WASHINGTON (DC News Now) — Are D.C.’s violence interrupter programs actually reducing gun violence? That’s the focus of a new four-year study led by two local college professors.
Many say that D.C. continues to have a gun violence problem. The city has already seen 61 homicides this year.
Since 2018, the District government has had two violence interruption programs aiming to curb those numbers.
“Can we estimate the effects these programs are having on shootings and homicides?” said Daniel Webster, Bloomberg professor of American Health and the Johns Hopkins Center for Gun Violence Solutions.
Webster and Dr. Joseph Richardson, The Joel and Kim Feller Professor and MPower Professor of African-American Studies and Medical Anthropology at the University of Maryland, want to answer that question.
“We want to generate information that ultimately is effective or helpful in strengthening programs so that there’s less gun violence in the District of Columbia,” Webster said.
D.C. has two separate programs for violence interrupters and credible messengers, one through the D.C. Office of Neighborhood Safety and Engagement and one through the Attorney General’s office.
The most recent data from the attorney general’s office shows in violence-prone areas of Wards 1, 4, 5, 7 and 8, shootings have increased over the past two years while gun homicides stayed the same.

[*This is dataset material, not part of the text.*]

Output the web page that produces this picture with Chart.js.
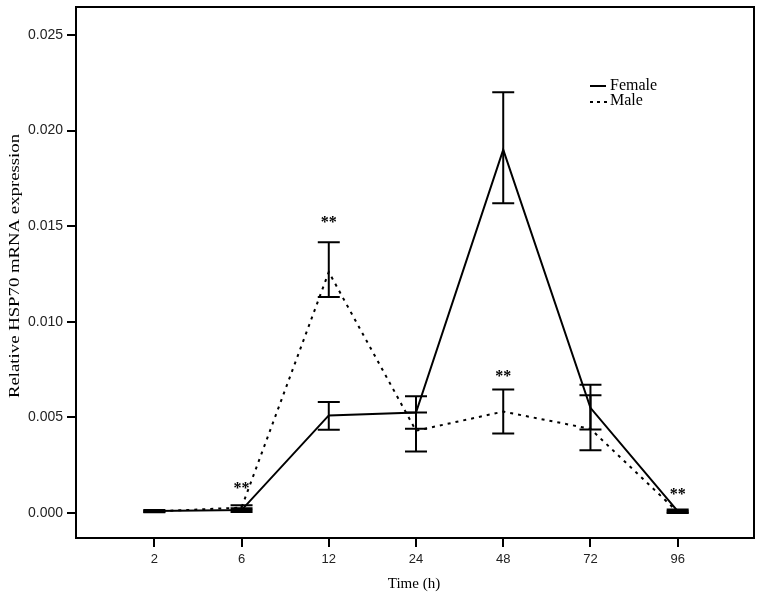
<!DOCTYPE html>
<html>
<head>
<meta charset="utf-8">
<script src="https://cdn.jsdelivr.net/npm/chart.js@4"></script>
<style>
  html, body { margin: 0; padding: 0; background: #fff; }
  #wrap { width: 761px; height: 599px; }
</style>
</head>
<body>
<div id="wrap"><canvas id="hspChart" width="761" height="599"></canvas></div>
<script>
// Datos (h = horas)
var timeLabels = ['2', '6', '12', '24', '48', '72', '96'];
var yTicks = [0, 0.005, 0.010, 0.015, 0.020, 0.025];

var femaleMean  = [0.0001,  0.00015, 0.0051,  0.00525, 0.0190,  0.0055,  0.0001];
var femaleUpper = [0.00015, 0.00025, 0.0058,  0.0061,  0.0220,  0.0067,  0.00018];
var femaleLower = [0.00005, 0.00005, 0.00435, 0.0044,  0.0162,  0.00437, 0.00002];

var maleMean  = [0.00008, 0.00028, 0.0126,  0.0043,  0.0053,  0.0044,  0.00005];
var maleUpper = [0.00012, 0.0004,  0.01416, 0.00525, 0.00646, 0.00615, 0.0001];
var maleLower = [0.00004, 0.00016, 0.01129, 0.00322, 0.00415, 0.00328, 0.0];

// Marcas de significancia (**)
var sigIndex = [1, 2, 4, 6];
var sigY = [0.0014, 0.01534, 0.0073, 0.00108];

function toPoints(values) {
    return values.map(function (v, i) { return { x: i, y: v }; });
}

// Barras de error, caja, leyenda y titulos
var extrasPlugin = {
    id: 'extras',
    afterDatasetsDraw: function (chart) {
        var ctx = chart.ctx;
        var xs = chart.scales.x, ys = chart.scales.y;
        var area = chart.chartArea;

        ctx.save();
        ctx.strokeStyle = '#000';
        ctx.lineWidth = 2;
        ctx.setLineDash([]);

        var bars = [[femaleUpper, femaleLower], [maleUpper, maleLower]];
        bars.forEach(function (b) {
            b[0].forEach(function (up, i) {
                var px = xs.getPixelForValue(i);
                var pu = ys.getPixelForValue(up);
                var pl = ys.getPixelForValue(b[1][i]);
                ctx.beginPath();
                ctx.moveTo(px, pu); ctx.lineTo(px, pl);
                ctx.moveTo(px - 11, pu); ctx.lineTo(px + 11, pu);
                ctx.moveTo(px - 11, pl); ctx.lineTo(px + 11, pl);
                ctx.stroke();
            });
        });

        // caja del grafico
        ctx.strokeRect(area.left, area.top, area.right - area.left, area.bottom - area.top);

        // asteriscos
        ctx.fillStyle = '#000';
        ctx.font = 'bold 16px "Liberation Serif"';
        ctx.textAlign = 'center';
        ctx.textBaseline = 'middle';
        sigIndex.forEach(function (idx, k) {
            ctx.fillText('**', xs.getPixelForValue(idx), ys.getPixelForValue(sigY[k]) + 3);
        });

        // leyenda
        ctx.font = '16px "Liberation Serif"';
        ctx.textAlign = 'left';
        ctx.beginPath();
        ctx.moveTo(590, 86); ctx.lineTo(606, 86);
        ctx.stroke();
        ctx.fillText('Female', 610, 86);
        ctx.setLineDash([3, 4]);
        ctx.beginPath();
        ctx.moveTo(590, 102); ctx.lineTo(607, 102);
        ctx.stroke();
        ctx.setLineDash([]);
        ctx.fillText('Male', 610, 101);

        // titulos de ejes
        ctx.font = '15px "Liberation Serif"';
        ctx.textAlign = 'center';
        ctx.fillText('Time (h)', 414, 584);
        var yTitle = 'Relative HSP70 mRNA expression';
        var stretch = 264 / ctx.measureText(yTitle).width;
        ctx.translate(15, 266);
        ctx.rotate(-Math.PI / 2);
        ctx.scale(stretch, 1);
        ctx.fillText(yTitle, 0, 0);
        ctx.restore();
    }
};

var hspChart = new Chart(document.getElementById('hspChart'), {
    type: 'line',
    data: {
        datasets: [
            {
                label: 'Female',
                data: toPoints(femaleMean),
                borderColor: '#000',
                borderWidth: 2,
                pointRadius: 0,
                fill: false,
                tension: 0
            },
            {
                label: 'Male',
                data: toPoints(maleMean),
                borderColor: '#000',
                borderWidth: 2,
                borderDash: [3, 5],
                pointRadius: 0,
                fill: false,
                tension: 0
            }
        ]
    },
    options: {
        responsive: false,
        animation: false,
        layout: { padding: { top: 7, right: 7, left: 0, bottom: 0 } },
        plugins: {
            legend: { display: false },
            tooltip: { enabled: false }
        },
        scales: {
            x: {
                type: 'linear',
                min: -0.898,
                max: 6.875,
                afterBuildTicks: function (axis) {
                    axis.ticks = timeLabels.map(function (t, i) { return { value: i }; });
                },
                afterFit: function (axis) {
                    axis.height = 61;
                    axis.paddingLeft = 0;
                    axis.paddingRight = 0;
                },
                ticks: {
                    color: '#222',
                    font: { family: '"Liberation Sans"', size: 13 },
                    padding: 5,
                    maxRotation: 0,
                    callback: function (v) { return timeLabels[v]; }
                },
                grid: {
                    drawOnChartArea: false,
                    color: '#000',
                    lineWidth: 2,
                    tickLength: 9
                },
                border: { color: '#000', width: 2 }
            },
            y: {
                min: -0.00131,
                max: 0.02646,
                afterBuildTicks: function (axis) {
                    axis.ticks = yTicks.map(function (v) { return { value: v }; });
                },
                afterFit: function (axis) {
                    axis.width = 76;
                    axis.paddingTop = 0;
                    axis.paddingBottom = 0;
                },
                ticks: {
                    color: '#222',
                    font: { family: '"Liberation Sans"', size: 14 },
                    padding: 4,
                    callback: function (v) { return v.toFixed(3); }
                },
                grid: {
                    drawOnChartArea: false,
                    color: '#000',
                    lineWidth: 2,
                    tickLength: 9
                },
                border: { color: '#000', width: 2 }
            }
        }
    },
    plugins: [extrasPlugin]
});
</script>
</body>
</html>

“We have people who live in the neighborhoods in DC that have been impacted by violence and violence and representatives are often working with and they overlap multiple systems,” Richardson said.
Their job is to make sense of what works from the perspective of violence interrupters and those they’re working with.
“Those are two, maybe two different stories and we need to find out whether the strategies that the violence interrupters are using actually align with what people perceive as effective approaches to reduce conflict,” Richardson said.
Webster and Richardson plan on sharing data as they go.
“Because our ultimate goal is that these programs become stronger and more effective as a result of our work,” Webster said.
The funding comes from Arnold Ventures, a philanthropy. The two professors have $1.8 million to spend over four years.